When I listen to Elvis, the youthfulness and energy of his talent is always filtered through the grainy image of his bloated corpse. When I listen to Elvis, I am always listening to Dead Elvis. His voice comes from beyond the grave. He is a ghost.
There’s something about the juxtaposition of the divine and the human that has kept Elvis alive (and dead) in popular culture. My research into the religious-like responses to Elvis’s death explored the myriad ways that fans and artists, both sincerely and ironically, have brought religious resources to bear in their attempt to understand the life and death of the King and in so doing, have found in Elvis a way to understand and to talk about religion. Unlike many commentators on the Elvis phenomenon, I didn’t find any evidence of a burgeoning Elvis cult but instead recognized the Elvis religion phenomenon as being more of a creative, often-times hilariously ironic, form of artistic expression and cultural criticism (though there’s no denying that there are plenty of cases of sincere devotion among Elvis fans).
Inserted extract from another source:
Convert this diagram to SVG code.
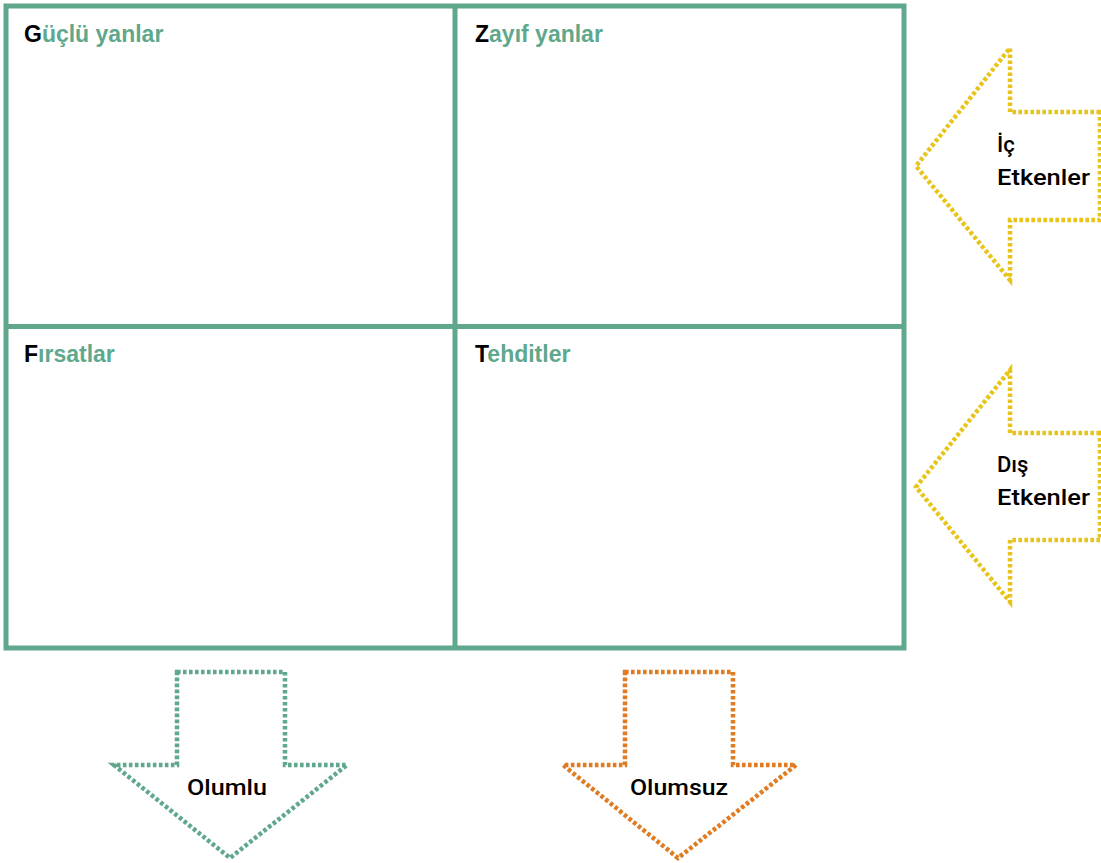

Novelists and filmmakers have tended to produce some of the most compelling visions of Elvis Presley as a religious icon. Among the former, P.F. Kluge’s story of a trio of Elvis impersonators, Biggest Elvis, and Chris Abani’s Graceland, the story of a young Nigerian Elvis impersonator, are among the best. These novels, like Elvis, embrace the tragic and the absurd, and are at once both moving and comic.
The new novel by Mike Burrell, The Land of Grace, is also a reflection on the Elvis phenomenon, taking as its premise the existence of a literal Elvis cult. Burrell imagines what I did not find in my quest for the Cult of the King, a new religious movement built around the life and death of Elvis Presley. The book’s success — and it does succeed — lies in Burrell’s ability to see the power of Elvis’s personality and talent as well the ridiculous humanity that marked his life (fried peanut butter and banana sandwiches) and his death (a substitute corpse made of wax and sightings of Elvis, post-passing, at the donut shop). It also succeeds because Burrell’s Elvis, like the Elvis I cannot but hear, is Dead Elvis. Burrell sees the horror in all of this, in the tragic death of a man at the early age of 42, in drug abuse, in fan-culture’s blind obsession with popular figures, and in the dangers of religious devotion itself. It’s from these dark strands that The Land of Grace weaves its darkly hilarious tale of Elvis religion.
The book’s protagonist is a type whose existence I know to be true, an Elvis impersonator (Tribute Artist) who performs as Elvis in front of small crowds of aging, mostly female fans in National Guard armories on back streets of small towns across the heartland. Doyle dresses like Elvis, styles his hair like Elvis, sings and dances like Elvis, but deep in his heart he knows he’s no Elvis. That knowledge is something that proves to be dangerous for him to forget as he finds himself recruited by some of the world’s greatest Elvis fans, who live in a fenced and guarded compound deep in the heart of Alabama, to join them as a permanent resident.
Doyle, fed on food fit for the King and given all the happiness he can stand in the form of pills dispensed like candy, discovers that inside the fence Elvis is still alive. Sunday worshipers gather to see Elvis, fat and high, perform on stage in the church of Our Lady of Taking Care of Business while the words of scripture, the Book of Gladys, give comfort and direction to the congregation. Doyle is soon immersed in a world where the followers of Elvis look for guidance from a cast of characters straight out of the star’s life. “Mama” is the driving force behind Elvis and the devotees who live and worship in the land of Grace, with “Priscilla”, “Colonel Parker”, and Elvis’s inner circle, the Memphis Mafia, standing at her side. From the shadows, “Dr. Nick” lurks and leers, as he did in the halls of Graceland, always ready to dispense his kind of care to anyone in need.
What starts out as a fun and funny lark, for both Doyle and the reader, doesn’t take long to turn a good bit darker. This church knows the secret of Elvis. The congregation knows that his decline and his death are a central part of his story, that without the tragic ending, Elvis would have ended up like so many other aging stars who outlived their times and faded, if not into obscurity, at least into the pages of text books and Netflix documentaries. In order for Elvis to continue to live, to be truly bigger than life, he had to die. In order for Elvis to be divine, to be resurrected and made young, he has to die, like Jesus on Good Friday, over and over again.
In The Land of Grace, Burrell delivers a genuine page-turner that is both funny and disturbing. When Doyle, himself a version of the young and fully alive Elvis Presley, makes a break from the compound with a fat and dying Elvis in tow, I found myself both laughing and shuddering at the ridiculous tragedy of it all. The story of Doyle, the Elvis impersonator whose impersonation of the King becomes too good, is a smart and funny tale that never averts its gaze from tragedy and death nor from the dangers of devotion itself.
The Land of Grace is hard to characterize, at once a critique of religious faith, a comic romp through the weirdness of Elvis culture, and a horror story in which death and resurrection aren’t so much an Easter miracle as a recurring nightmare. It works as well as a book to pack for the beach as one to curl up with on a dark and stormy night. Indeed, it’s itself a little bit like Elvis in that sense, a little bit “Blue Hawaii” and a little bit “Blue Moon”.